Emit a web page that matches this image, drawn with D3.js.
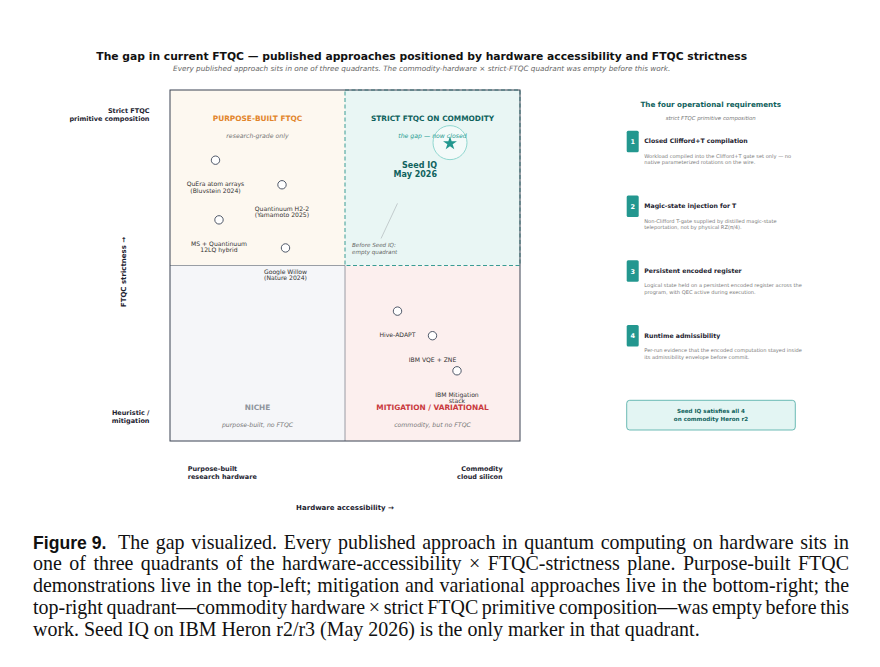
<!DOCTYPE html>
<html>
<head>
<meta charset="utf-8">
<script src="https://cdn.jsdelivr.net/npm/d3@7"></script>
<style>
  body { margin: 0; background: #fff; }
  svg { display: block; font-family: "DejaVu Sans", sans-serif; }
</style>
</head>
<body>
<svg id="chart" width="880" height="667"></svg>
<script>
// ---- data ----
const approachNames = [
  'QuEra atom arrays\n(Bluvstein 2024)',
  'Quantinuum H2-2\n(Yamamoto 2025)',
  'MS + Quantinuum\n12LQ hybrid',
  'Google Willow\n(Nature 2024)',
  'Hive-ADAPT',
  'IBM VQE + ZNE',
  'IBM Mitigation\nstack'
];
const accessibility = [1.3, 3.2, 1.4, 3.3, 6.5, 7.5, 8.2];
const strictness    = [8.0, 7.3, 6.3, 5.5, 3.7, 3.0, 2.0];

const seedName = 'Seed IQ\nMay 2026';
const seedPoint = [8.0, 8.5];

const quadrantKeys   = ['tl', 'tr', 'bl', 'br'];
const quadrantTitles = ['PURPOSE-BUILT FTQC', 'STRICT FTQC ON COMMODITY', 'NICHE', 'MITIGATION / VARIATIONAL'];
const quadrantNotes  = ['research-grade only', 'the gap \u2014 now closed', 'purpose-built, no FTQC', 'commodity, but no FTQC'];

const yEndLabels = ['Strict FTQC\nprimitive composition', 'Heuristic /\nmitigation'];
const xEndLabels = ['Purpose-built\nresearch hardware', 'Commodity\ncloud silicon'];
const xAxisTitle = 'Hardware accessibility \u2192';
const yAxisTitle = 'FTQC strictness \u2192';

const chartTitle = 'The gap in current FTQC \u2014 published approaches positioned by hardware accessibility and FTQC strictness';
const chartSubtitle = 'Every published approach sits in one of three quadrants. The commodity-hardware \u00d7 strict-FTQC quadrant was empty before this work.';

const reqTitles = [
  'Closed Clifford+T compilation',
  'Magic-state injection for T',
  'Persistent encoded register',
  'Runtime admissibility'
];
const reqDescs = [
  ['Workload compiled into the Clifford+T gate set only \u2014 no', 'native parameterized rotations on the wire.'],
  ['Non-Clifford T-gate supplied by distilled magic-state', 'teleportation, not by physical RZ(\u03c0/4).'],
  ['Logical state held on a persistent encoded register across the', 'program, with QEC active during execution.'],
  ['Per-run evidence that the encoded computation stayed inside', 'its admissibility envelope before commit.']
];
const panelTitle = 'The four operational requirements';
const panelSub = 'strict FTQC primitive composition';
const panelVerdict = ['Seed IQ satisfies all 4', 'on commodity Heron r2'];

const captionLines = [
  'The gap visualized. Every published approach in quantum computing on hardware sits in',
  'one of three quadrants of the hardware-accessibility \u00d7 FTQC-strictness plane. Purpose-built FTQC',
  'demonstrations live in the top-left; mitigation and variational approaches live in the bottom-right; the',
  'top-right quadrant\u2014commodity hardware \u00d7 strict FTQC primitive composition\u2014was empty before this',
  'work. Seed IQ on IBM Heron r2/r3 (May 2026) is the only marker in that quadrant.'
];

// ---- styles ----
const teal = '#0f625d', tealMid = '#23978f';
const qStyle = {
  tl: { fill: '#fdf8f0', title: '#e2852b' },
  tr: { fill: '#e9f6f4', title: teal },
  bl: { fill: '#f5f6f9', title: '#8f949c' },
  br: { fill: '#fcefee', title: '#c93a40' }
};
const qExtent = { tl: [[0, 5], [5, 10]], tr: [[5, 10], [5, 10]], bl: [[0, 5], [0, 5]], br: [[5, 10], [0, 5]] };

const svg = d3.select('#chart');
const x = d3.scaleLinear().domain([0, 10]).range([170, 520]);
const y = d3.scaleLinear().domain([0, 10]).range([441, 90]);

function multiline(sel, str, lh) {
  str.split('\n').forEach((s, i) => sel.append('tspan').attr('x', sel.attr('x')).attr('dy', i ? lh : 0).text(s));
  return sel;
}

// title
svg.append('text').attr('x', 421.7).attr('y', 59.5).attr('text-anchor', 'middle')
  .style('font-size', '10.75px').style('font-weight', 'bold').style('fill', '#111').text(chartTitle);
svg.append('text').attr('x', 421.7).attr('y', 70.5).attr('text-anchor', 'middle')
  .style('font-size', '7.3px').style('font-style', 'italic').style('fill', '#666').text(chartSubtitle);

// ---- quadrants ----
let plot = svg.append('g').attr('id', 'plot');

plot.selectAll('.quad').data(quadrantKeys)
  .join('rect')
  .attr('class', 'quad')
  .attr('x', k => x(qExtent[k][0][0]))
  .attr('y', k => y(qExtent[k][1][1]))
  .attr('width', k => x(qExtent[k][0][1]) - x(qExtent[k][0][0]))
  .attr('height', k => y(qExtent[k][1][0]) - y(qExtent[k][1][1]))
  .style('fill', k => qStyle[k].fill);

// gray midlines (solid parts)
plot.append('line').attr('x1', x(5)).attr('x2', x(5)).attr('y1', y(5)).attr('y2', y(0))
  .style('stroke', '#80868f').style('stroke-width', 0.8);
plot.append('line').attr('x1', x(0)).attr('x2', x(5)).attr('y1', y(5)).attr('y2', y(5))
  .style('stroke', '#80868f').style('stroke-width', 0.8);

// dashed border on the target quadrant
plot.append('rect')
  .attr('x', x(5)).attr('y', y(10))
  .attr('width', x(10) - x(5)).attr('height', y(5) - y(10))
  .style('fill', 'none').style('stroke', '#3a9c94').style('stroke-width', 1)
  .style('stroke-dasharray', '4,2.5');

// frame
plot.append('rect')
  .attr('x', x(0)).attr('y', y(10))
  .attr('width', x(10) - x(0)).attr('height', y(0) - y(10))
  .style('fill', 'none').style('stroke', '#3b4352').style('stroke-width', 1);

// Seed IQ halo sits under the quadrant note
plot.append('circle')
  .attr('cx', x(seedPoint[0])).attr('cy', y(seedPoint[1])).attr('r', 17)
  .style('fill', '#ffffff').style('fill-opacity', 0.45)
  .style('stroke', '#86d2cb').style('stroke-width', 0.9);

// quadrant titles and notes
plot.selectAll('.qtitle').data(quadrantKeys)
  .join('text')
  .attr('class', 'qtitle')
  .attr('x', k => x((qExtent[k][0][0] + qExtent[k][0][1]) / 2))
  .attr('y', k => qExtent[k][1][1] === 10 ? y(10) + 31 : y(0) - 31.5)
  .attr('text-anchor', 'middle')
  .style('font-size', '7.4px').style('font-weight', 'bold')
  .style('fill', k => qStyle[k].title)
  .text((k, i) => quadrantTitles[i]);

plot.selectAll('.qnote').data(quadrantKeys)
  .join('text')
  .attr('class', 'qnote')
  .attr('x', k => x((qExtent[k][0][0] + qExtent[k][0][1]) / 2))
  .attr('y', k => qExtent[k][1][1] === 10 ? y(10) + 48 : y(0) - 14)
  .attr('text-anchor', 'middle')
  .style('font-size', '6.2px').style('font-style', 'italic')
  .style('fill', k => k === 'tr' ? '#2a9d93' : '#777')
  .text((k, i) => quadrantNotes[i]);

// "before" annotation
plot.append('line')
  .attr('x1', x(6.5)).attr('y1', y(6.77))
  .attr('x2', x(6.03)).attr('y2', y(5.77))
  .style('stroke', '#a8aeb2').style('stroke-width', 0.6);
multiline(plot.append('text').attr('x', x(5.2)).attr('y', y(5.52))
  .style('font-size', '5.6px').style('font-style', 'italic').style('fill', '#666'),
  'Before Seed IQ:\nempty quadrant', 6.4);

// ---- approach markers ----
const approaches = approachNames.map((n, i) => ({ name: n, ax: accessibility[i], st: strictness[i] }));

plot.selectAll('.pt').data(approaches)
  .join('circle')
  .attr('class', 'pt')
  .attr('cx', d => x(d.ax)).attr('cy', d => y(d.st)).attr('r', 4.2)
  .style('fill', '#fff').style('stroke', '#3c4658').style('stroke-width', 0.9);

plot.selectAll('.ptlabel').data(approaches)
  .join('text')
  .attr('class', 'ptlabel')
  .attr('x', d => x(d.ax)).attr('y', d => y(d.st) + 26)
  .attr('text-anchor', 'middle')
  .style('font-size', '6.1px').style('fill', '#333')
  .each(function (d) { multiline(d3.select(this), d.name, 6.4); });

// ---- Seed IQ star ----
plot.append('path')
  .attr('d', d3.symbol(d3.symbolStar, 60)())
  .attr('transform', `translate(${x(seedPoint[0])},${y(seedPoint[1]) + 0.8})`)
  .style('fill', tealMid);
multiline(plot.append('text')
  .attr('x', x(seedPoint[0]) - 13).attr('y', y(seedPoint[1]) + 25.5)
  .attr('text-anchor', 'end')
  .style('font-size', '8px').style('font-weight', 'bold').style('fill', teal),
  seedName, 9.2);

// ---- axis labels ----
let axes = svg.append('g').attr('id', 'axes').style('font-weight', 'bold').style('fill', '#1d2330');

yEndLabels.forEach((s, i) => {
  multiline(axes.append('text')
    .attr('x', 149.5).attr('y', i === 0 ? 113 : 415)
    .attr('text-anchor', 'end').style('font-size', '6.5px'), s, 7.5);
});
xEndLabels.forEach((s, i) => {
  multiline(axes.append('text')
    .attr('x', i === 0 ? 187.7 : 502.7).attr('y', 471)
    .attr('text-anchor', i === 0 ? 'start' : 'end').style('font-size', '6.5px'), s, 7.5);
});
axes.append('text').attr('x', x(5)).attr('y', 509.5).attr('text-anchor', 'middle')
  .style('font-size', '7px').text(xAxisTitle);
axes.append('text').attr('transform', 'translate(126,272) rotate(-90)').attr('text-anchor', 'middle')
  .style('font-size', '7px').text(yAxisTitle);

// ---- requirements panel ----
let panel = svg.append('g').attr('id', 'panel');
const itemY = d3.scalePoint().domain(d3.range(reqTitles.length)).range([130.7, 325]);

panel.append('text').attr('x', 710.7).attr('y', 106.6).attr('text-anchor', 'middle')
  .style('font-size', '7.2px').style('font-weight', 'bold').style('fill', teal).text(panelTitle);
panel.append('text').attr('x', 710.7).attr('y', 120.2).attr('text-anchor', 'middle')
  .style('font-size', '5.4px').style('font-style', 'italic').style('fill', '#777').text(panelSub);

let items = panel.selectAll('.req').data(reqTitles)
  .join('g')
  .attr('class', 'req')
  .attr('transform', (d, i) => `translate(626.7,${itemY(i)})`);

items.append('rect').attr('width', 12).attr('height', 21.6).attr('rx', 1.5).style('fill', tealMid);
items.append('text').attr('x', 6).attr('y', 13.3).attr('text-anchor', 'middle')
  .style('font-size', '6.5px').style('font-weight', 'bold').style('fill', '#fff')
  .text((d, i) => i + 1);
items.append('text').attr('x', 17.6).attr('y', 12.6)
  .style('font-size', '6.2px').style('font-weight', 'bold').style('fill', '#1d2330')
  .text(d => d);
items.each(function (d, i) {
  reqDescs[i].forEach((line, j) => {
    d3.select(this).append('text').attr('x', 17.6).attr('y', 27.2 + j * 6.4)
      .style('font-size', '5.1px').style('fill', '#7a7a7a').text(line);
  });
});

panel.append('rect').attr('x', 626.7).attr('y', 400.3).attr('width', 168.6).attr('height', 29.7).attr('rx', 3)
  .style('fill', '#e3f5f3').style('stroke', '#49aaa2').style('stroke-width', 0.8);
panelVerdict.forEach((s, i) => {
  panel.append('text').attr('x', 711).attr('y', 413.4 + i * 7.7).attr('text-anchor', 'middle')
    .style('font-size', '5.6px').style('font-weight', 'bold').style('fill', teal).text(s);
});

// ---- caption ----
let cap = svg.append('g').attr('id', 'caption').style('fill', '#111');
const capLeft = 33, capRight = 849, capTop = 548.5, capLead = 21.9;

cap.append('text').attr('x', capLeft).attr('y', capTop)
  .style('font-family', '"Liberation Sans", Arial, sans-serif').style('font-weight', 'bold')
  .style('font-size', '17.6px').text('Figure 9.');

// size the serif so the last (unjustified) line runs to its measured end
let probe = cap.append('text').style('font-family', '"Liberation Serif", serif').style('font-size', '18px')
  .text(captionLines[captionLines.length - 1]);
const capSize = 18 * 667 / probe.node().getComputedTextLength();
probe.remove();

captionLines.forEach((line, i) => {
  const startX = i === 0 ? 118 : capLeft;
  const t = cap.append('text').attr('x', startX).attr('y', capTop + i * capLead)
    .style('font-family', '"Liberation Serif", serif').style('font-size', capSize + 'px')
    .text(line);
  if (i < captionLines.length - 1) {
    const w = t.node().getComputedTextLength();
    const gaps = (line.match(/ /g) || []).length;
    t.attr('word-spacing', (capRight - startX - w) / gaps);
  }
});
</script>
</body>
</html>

******************************

_PROBLEM:_
Looking at the data above, show all lines where the word "that" occurs.

_THE RESPONSE:_
Emit a web page that matches this image, drawn with D3.js.
  ['Per-run evidence that the encoded computation stayed inside', 'its admissibility envelope before commit.']
  'work. Seed IQ on IBM Heron r2/r3 (May 2026) is the only marker in that quadrant.'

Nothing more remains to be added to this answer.